By Peter H. Milliken

milliken@vindy.com

YOUNGSTOWN

Mahoning County Prosecutor Paul J. Gains and his challenger, city Prosecutor Jay Macejko, touted their credentials and traded barbs in a live, one-hour televised debate.

The debate was Wednesday evening on 21 WFMJ-TV, less than two weeks before the March 6 Democratic primary, in which Macejko seeks to oust Gains from office.

Gains, county prosecutor since 1997, is seeking a fifth consecutive four-year term in the $105,703-a-year job.

“Crime is down. Convictions are up. Prison commitments are up. We are a safer community than when I took office,” Gains said.

He cited the decline in Youngstown homi-cides from 62 in 1996 to 23 last year and a simultaneous drop in felonious assaults from more than 1,200 a year to fewer than 300.

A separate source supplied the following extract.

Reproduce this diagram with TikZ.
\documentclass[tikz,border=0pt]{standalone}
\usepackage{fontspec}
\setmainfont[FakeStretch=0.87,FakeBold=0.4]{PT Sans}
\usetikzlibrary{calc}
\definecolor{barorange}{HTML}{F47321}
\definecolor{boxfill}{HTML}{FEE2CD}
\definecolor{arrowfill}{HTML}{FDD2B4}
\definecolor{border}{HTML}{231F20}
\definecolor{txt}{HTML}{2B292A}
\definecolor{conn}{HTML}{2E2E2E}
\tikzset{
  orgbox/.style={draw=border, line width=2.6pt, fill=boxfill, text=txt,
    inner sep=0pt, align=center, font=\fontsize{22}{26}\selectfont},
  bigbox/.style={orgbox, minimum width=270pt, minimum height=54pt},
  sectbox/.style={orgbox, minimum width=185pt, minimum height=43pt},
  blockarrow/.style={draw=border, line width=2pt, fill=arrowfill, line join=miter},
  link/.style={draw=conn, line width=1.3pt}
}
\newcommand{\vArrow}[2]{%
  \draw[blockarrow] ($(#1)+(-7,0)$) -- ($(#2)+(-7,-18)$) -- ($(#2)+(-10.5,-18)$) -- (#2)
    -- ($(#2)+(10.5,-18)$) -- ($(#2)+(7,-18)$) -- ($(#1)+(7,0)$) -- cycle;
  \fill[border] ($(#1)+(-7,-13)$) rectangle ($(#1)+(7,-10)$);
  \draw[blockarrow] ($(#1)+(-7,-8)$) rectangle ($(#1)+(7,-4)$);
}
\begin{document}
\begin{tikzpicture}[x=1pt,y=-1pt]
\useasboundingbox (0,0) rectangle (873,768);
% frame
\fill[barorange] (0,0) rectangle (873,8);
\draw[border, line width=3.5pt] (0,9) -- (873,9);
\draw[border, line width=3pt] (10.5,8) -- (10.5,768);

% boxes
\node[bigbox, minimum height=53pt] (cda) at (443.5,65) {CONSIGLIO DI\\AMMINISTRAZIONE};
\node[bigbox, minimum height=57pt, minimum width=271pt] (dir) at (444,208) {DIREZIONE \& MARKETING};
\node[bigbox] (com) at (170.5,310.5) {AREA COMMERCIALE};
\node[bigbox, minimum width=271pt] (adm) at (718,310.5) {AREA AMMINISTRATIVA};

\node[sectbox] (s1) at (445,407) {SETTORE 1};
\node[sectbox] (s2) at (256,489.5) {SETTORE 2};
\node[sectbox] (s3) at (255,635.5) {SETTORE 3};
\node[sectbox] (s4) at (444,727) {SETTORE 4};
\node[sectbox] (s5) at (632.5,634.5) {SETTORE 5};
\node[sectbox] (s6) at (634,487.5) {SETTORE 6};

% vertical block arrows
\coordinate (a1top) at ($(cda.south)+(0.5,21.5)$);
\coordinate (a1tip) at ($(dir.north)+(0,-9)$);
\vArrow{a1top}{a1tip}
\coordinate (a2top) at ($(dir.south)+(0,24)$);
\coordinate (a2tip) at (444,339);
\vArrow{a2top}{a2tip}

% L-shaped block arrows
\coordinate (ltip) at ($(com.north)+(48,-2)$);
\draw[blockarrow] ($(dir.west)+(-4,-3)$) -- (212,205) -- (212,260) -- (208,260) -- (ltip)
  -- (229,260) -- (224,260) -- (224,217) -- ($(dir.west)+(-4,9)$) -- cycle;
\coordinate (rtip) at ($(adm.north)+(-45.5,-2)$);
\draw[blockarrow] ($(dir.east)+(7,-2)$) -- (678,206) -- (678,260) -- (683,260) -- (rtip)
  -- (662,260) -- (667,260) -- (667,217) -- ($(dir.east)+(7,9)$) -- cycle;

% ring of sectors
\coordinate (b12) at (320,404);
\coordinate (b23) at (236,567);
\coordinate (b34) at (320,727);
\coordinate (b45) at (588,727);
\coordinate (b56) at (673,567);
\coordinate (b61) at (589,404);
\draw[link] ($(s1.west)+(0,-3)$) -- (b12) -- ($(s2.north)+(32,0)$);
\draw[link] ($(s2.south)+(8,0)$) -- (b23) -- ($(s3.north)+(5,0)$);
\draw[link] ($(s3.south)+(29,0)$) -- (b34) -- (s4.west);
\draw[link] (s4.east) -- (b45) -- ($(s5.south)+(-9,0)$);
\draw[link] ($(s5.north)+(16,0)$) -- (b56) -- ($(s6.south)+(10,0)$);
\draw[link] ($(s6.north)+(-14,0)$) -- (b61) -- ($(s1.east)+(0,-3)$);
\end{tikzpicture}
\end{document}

“Nobody’s going to question my integrity,” Gains said, adding that he has given the county prosecutor’s office 15 years of scandal-free leadership, with no lawsuits alleging discrimination and retaliation having been filed against him.

Gains cited his experience as a criminal defense lawyer and prosecutor, in supervising a staff of 42 in the county prosecutor’s office, and in defending the county from civil lawsuits.

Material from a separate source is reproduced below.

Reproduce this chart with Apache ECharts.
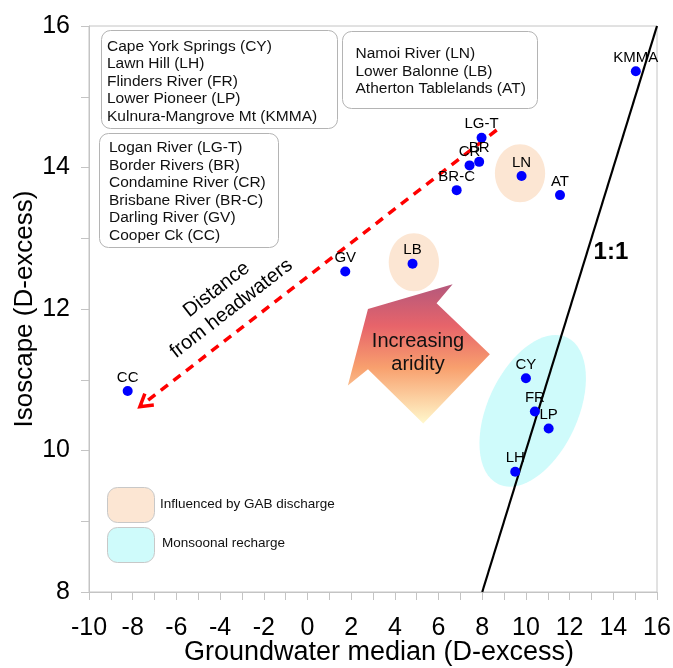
<!DOCTYPE html>
<html><head><meta charset="utf-8">
<script src="https://cdn.jsdelivr.net/npm/echarts@6/dist/echarts.min.js"></script>
<style>html,body{margin:0;padding:0;background:#fff}#chart{width:673px;height:668px}</style>
</head><body><div id="chart"></div>
<script>
// ---- data ----
const siteCodes = ['KMMA','LG-T','BR','CR','BR-C','LN','AT','GV','LB','CC','CY','FR','LP','LH'];
const groundwaterMedian = [15.03, 7.97, 7.86, 7.42, 6.83, 9.80, 11.56, 1.73, 4.81, -8.23, 10.00, 10.41, 11.04, 9.51];
const isoscapeValues   = [15.36, 14.42, 14.08, 14.03, 13.68, 13.88, 13.61, 12.53, 12.64, 10.84, 11.02, 10.55, 10.31, 9.70];
const oneToOneLine = [[8, 8], [16, 16]];
const headwaterTrend = [[8.66, 14.53], [-7.67, 10.62]];
const xRange = [-10, 16];
const yRange = [8, 16];
const groupSpringsText = ['Cape York Springs (CY)','Lawn Hill (LH)','Flinders River (FR)','Lower Pioneer (LP)','Kulnura-Mangrove Mt (KMMA)'];
const groupRiversText = ['Logan River (LG-T)','Border Rivers (BR)','Condamine River (CR)','Brisbane River (BR-C)','Darling River (GV)','Cooper Ck (CC)'];
const groupGabText = ['Namoi River (LN)','Lower Balonne (LB)','Atherton Tablelands (AT)'];
const zoneLegendText = ['Influenced by GAB discharge','Monsoonal recharge'];

// ---- annotation geometry (data coordinates) ----
const gabEllipses = [{c:[9.73,13.92], rx:1.15, ry:0.41}, {c:[4.87,12.66], rx:1.15, ry:0.41}];
const monsoonEllipse = {c:[10.31,10.56], rxPx:45, ryPx:81, rotDeg:-25};
const aridityArrow = [[6.645,12.35],[5.91,12.08],[8.35,11.36],[5.30,10.38],[2.77,11.15],[1.85,10.92],[2.77,12.0]];
const aridityLabelPos = [5.06, 11.38];
const distanceLabelPos = [-3.82, 12.14];
const oneToOneLabelPos = [13.89, 12.80];

const FONT = "'Liberation Sans', Arial, sans-serif";
const AXIS_GRAY = '#c4c4c4';

const chart = echarts.init(document.getElementById('chart'), null, {renderer:'canvas'});
const points = groundwaterMedian.map((x,i)=>[x, isoscapeValues[i], siteCodes[i]]);

chart.setOption({
  animation:false,
  backgroundColor:'#fff',
  grid:{left:89, right:16, top:26, bottom:76, containLabel:false, outerBoundsMode:'none',
        show:true, borderColor:AXIS_GRAY, borderWidth:1},
  xAxis:{
    type:'value', min:xRange[0], max:xRange[1], interval:2,
    name:'Groundwater median (D-excess)', nameLocation:'middle', nameGap:47, nameMoveOverlap:false,
    nameTextStyle:{fontFamily:FONT, fontSize:27, color:'#000', padding:[0,0,0,12]},
    axisLine:{show:true, onZero:false, lineStyle:{color:AXIS_GRAY}},
    axisTick:{show:true, length:8, lineStyle:{color:AXIS_GRAY}},
    minorTick:{show:true, splitNumber:2, length:8, lineStyle:{color:AXIS_GRAY}},
    splitLine:{show:false},
    axisLabel:{fontFamily:FONT, fontSize:25, color:'#000', margin:24}
  },
  yAxis:{
    type:'value', min:yRange[0], max:yRange[1], interval:2,
    name:'Isoscape (D-excess)', nameLocation:'middle', nameGap:51, nameMoveOverlap:false,
    nameTextStyle:{fontFamily:FONT, fontSize:26, color:'#000'},
    axisLine:{show:true, onZero:false, lineStyle:{color:AXIS_GRAY}},
    axisTick:{show:true, length:8, lineStyle:{color:AXIS_GRAY}},
    minorTick:{show:true, splitNumber:2, length:8, lineStyle:{color:AXIS_GRAY}},
    splitLine:{show:false},
    axisLabel:{fontFamily:FONT, fontSize:25, color:'#000', margin:19}
  },
  series:[
    {type:'line', data:oneToOneLine, symbol:'none', z:3,
     lineStyle:{color:'#000', width:2.2}},
    {type:'line', data:headwaterTrend, symbol:'none', z:3,
     lineStyle:{color:'#ff0000', width:3.5, type:[9,7]}},
    {type:'scatter', data:points, symbol:'circle', symbolSize:10, z:5,
     itemStyle:{color:'#0000ff', opacity:1},
     label:{show:true, position:'top', distance:1, fontFamily:FONT, fontSize:15, color:'#000',
            formatter:p=>p.data[2]}}
  ]
});

function px(p){ return chart.convertToPixel({gridIndex:0}, p); }
const graphics = [];
// GAB ellipses
gabEllipses.forEach(e=>{
  const c = px(e.c), r = px([e.c[0]+e.rx, e.c[1]+e.ry]);
  graphics.push({type:'ellipse', z:-1, shape:{cx:c[0], cy:c[1], rx:Math.abs(r[0]-c[0]), ry:Math.abs(r[1]-c[1])},
    style:{fill:'#fce6d3'}});
});
// Monsoon ellipse
{
  const c = px(monsoonEllipse.c);
  graphics.push({type:'ellipse', z:-1, x:c[0], y:c[1], rotation:monsoonEllipse.rotDeg*Math.PI/180,
    shape:{cx:0, cy:0, rx:monsoonEllipse.rxPx, ry:monsoonEllipse.ryPx}, style:{fill:'#cffbfb'}});
}
// Aridity arrow
{
  const pts = aridityArrow.map(px);
  graphics.push({type:'polygon', z:-1, shape:{points:pts},
    style:{fill:{type:'linear', x:0, y:0, x2:0, y2:1, colorStops:[
      {offset:0, color:'#b4587c'}, {offset:0.3, color:'#e7646a'}, {offset:0.6, color:'#f8a06e'}, {offset:1, color:'#fff8cc'}]}}});
  const t = px(aridityLabelPos);
  graphics.push({type:'text', z:1, x:t[0], y:t[1], style:{text:'Increasing\naridity', fontFamily:FONT, fontSize:20,
    lineHeight:23, fill:'#111', align:'center', verticalAlign:'middle'}});
}
// Red arrow head + label
{
  const a = px(headwaterTrend[0]), b = px(headwaterTrend[1]);
  const dx = a[0]-b[0], dy = a[1]-b[1], L = Math.hypot(dx,dy);
  const ux = dx/L, uy = dy/L, len = 14, ang = 0.55;
  const arm = s => [b[0] + len*(ux*Math.cos(s*ang) - uy*Math.sin(s*ang)), b[1] + len*(ux*Math.sin(s*ang) + uy*Math.cos(s*ang))];
  graphics.push({type:'polyline', z:4, shape:{points:[arm(1), b, arm(-1)]},
    style:{stroke:'#ff0000', lineWidth:3.5, fill:null, lineJoin:'miter'}});
  const d = px(distanceLabelPos);
  const rot = Math.atan2(b[1]-a[1], a[0]-b[0]);
  graphics.push({type:'text', z:4, x:d[0], y:d[1], rotation:rot,
    style:{text:'Distance\nfrom headwaters', fontFamily:FONT, fontSize:20, lineHeight:24, fill:'#000', align:'center', verticalAlign:'middle'}});
}
// 1:1 label
{
  const t = px(oneToOneLabelPos);
  graphics.push({type:'text', z:4, x:t[0], y:t[1], style:{text:'1:1', fontFamily:FONT, fontSize:24, fontWeight:'bold',
    fill:'#000', align:'center', verticalAlign:'middle'}});
}
// Site group boxes (layout in pixels)
function box(x,y,w,h,tx,ty,lines){
  graphics.push({type:'rect', z:1, shape:{x:x+0.5, y:y+0.5, width:w, height:h, r:9},
    style:{fill:'#fff', stroke:'#b4b4b4', lineWidth:1}});
  graphics.push({type:'text', z:2, x:tx, y:ty, style:{text:lines.join('\n'), fontFamily:FONT, fontSize:15.5,
    lineHeight:17.5, fill:'#111', align:'left', verticalAlign:'top'}});
}
box(101,30,236,98,107,37.5,groupSpringsText);
box(99,133,179,114,109,139,groupRiversText);
box(342,31,195,77,355.5,45,groupGabText);
// zone legend
graphics.push({type:'rect', z:1, shape:{x:107.5, y:487.5, width:47, height:35, r:10}, style:{fill:'#fce6d3', stroke:'#c8c8c8', lineWidth:1}});
graphics.push({type:'rect', z:1, shape:{x:107.5, y:527.5, width:47, height:35, r:10}, style:{fill:'#cffbfb', stroke:'#c8c8c8', lineWidth:1}});
graphics.push({type:'text', z:2, x:160, y:504, style:{text:zoneLegendText[0], fontFamily:FONT, fontSize:13.5, fill:'#111', verticalAlign:'middle'}});
graphics.push({type:'text', z:2, x:162, y:543, style:{text:zoneLegendText[1], fontFamily:FONT, fontSize:13.5, fill:'#111', verticalAlign:'middle'}});

chart.setOption({graphic:{elements:graphics}});
</script></body></html>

In contrast, Gains said Macejko, who has been city prosecutor for six years, lacks civil-law experience and supervises only six employees, two of whom have sued him.

Macejko said that if he’s elected, he’d enter the office with 14 years of experience as a prosecutor, compared to zero for Gains when Gains became county prosecutor.

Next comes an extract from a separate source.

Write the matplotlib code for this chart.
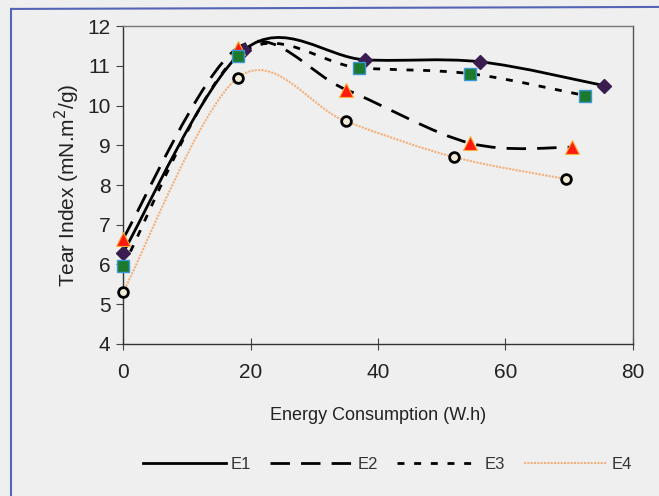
import numpy as np
import matplotlib.pyplot as plt
from matplotlib.lines import Line2D
from matplotlib.path import Path
from matplotlib.patches import PathPatch

# data points (energy W.h, tear index)
e1_x = [0, 19, 38, 56, 75.5]
e1_y = [6.3, 11.4, 11.15, 11.1, 10.5]
e2_x = [0, 18, 35, 54.5, 70.5]
e2_y = [6.65, 11.45, 10.4, 9.05, 8.95]
e3_x = [0, 18, 37, 54.5, 72.5]
e3_y = [5.95, 11.25, 10.95, 10.8, 10.25]
e4_x = [0, 18, 35, 52, 69.5]
e4_y = [5.3, 10.7, 9.6, 8.7, 8.15]

names = ["E1", "E2", "E3", "E4"]
x_ticks = [0, 20, 40, 60, 80]
y_ticks = [4, 5, 6, 7, 8, 9, 10, 11, 12]

plt.rcParams["font.family"] = ["Liberation Sans", "DejaVu Sans"]


def smooth_path(x, y):
    # spreadsheet style "smoothed line": cubic bezier through the points
    p = np.column_stack([x, y]).astype(float)
    n = len(p)
    verts = [p[0]]
    codes = [Path.MOVETO]
    for i in range(n - 1):
        prev = p[i - 1] if i > 0 else p[i]
        nxt = p[i + 2] if i + 2 < n else p[i + 1]
        c1 = p[i] + (p[i + 1] - prev) / 6
        c2 = p[i + 1] - (nxt - p[i]) / 6
        verts += [c1, c2, p[i + 1]]
        codes += [Path.CURVE4] * 3
    return Path(verts, codes)


def main():
    bg = "#efefef"
    fig = plt.figure(figsize=(6.59, 4.96), dpi=100, facecolor=bg)
    ax = fig.add_axes([0.1867, 0.3065, 0.7738, 0.641])
    ax.set_facecolor(bg)

    line_styles = [
        dict(color="black", linestyle="-", linewidth=2.0),
        dict(color="black", linestyle=(0, (7, 4)), linewidth=2.0),
        dict(color="black", linestyle=(0, (2.5, 3.5)), linewidth=2.0),
        dict(color="#f4b07a", linestyle=(0, (1, 0.6)), linewidth=1.5),
    ]
    markers = [
        dict(marker="D", markersize=7, markerfacecolor="#3a1d4e", markeredgecolor="#3a1d4e"),
        dict(marker="^", markersize=10, markerfacecolor="#ff1a10", markeredgecolor="#f7b43a", markeredgewidth=0.8),
        dict(marker="s", markersize=9, markerfacecolor="#1d7a2c", markeredgecolor="#3a98d8", markeredgewidth=1.0),
        dict(marker="o", markersize=7, markerfacecolor="#f2ead8", markeredgecolor="black", markeredgewidth=2.0),
    ]

    series = [(e1_x, e1_y), (e2_x, e2_y), (e3_x, e3_y), (e4_x, e4_y)]
    for (x, y), ls in zip(series, line_styles):
        patch = PathPatch(smooth_path(x, y), facecolor="none", edgecolor=ls["color"],
                          linestyle=ls["linestyle"], linewidth=ls["linewidth"], zorder=2)
        ax.add_patch(patch)
    for (x, y), mk in zip(series, markers):
        ax.plot(x, y, linestyle="none", zorder=3, clip_on=False, **mk)

    ax.set_xlim(0, 80)
    ax.set_ylim(4, 12)
    ax.set_xticks(x_ticks)
    ax.set_yticks(y_ticks)
    ax.tick_params(labelsize=15, length=5, color="#444444", pad=4, labelcolor="#222222")
    ax.tick_params(axis="x", direction="inout", length=8, pad=10)

    ax.spines["left"].set_color("#333333")
    ax.spines["bottom"].set_color("#333333")
    ax.spines["top"].set_color("#777777")
    ax.spines["right"].set_color("#555555")
    for s in ax.spines.values():
        s.set_linewidth(1.0)

    ax.set_xlabel("Energy Consumption (W.h)", fontsize=13, color="#222222", labelpad=18)
    ax.set_ylabel("Tear Index (mN.m$^2$/g)", fontsize=15, color="#222222", labelpad=4)

    handles = [Line2D([], [], **ls) for ls in line_styles]
    fig.legend(handles, names, loc="center", bbox_to_anchor=(0.588, 0.063), ncol=4,
               frameon=False, handlelength=5.0, handletextpad=0.3, columnspacing=1.1,
               prop=dict(size=12), labelcolor="#333333")

    # blue frame of the original figure box
    fig.add_artist(Line2D([0.017, 1.0], [0.982, 0.986], color="#5565b5", linewidth=1.5))
    fig.add_artist(Line2D([0.017, 0.017], [0.982, 0.0], color="#5565b5", linewidth=1.5))

    fig.savefig("out.png", dpi=100, facecolor=bg)
    plt.close(fig)


if __name__ == "__main__":
    main()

“There’s a reason that people feel unsafe. It’s because we need better performance from the prosecutor’s office,” Macejko said. “We need to bring victims and their rights into the forefront. We need to support the good efforts of law enforcement.”

Macejko criticized Gains for giving his staff pay increases while deputy sheriffs are on layoff and parts of the county jail remain closed, but Gains said he did it within his budget and with the goal of reducing staff turnover.

Macejko repeated his assertion that he’s never discriminated against anyone. Bassil Ally, the assistant city prosecutor who filed a successful federal religious discrimination lawsuit against Macejko and the city, is “permitted to worship as he chooses on city time,” Macejko said.

Gains said, however, the city confessed a $100,000 judgment in the Ally case, and Gains cited a recent written finding by a federal judge that Ally was a victim of religious discrimination and retaliation.

Gains said he believes recent text messages between Macejko and Bret Hartup, an assistant city prosecutor, including a derogatory text message about President Barack Obama “are authentic.”

He added: “No prosecutor should condone any type of racism or other bigotry. No prosecutor should accept that type of conduct.”

Macejko, who has denied sending the Obama text, countered: “It’s something that, if we were able to authenticate it, that I would have dealt with as a supervisor. However, the reality is that these were on private phones and there’s no way of authenticating” the text messages.

Gains and Macejko also clashed concerning Lexter Williams, the armed home invader who fled to Philadelphia after his bond was reduced to zero and was captured there.

Gains said his office made a plea bargain in which Williams would serve a 13-year prison term and be released to house arrest pending his sentencing after the victims had moved to Texas and were “extremely reluctant” to return here to testify against him in a trial.

But Macejko said the victims were not notified Williams would be released and were willing to return here to testify.

“That little vacation cost him 67 years,” Gains said of Williams. Gains said Williams was sentenced to 80 years in prison after his capture. The actual sentence was 831/2 years.

U.S. District Judge Christopher A. Boyko ruled earlier Wednesday that Atty. Scott Cochran, lawyer for the Islamic Society of Greater Youngstown, should not have released any case documents to The Vindicator, before filing them with the court, with the court-ordered redactions of Social Security numbers and medical information.

Cochran, a Gains supporter, sought to unseal all court documents in the discrimination lawsuit by Ally against Macejko and the city. Cochran released to the paper the text messages between Macejko and Hartup that included the derogatory reference to Obama.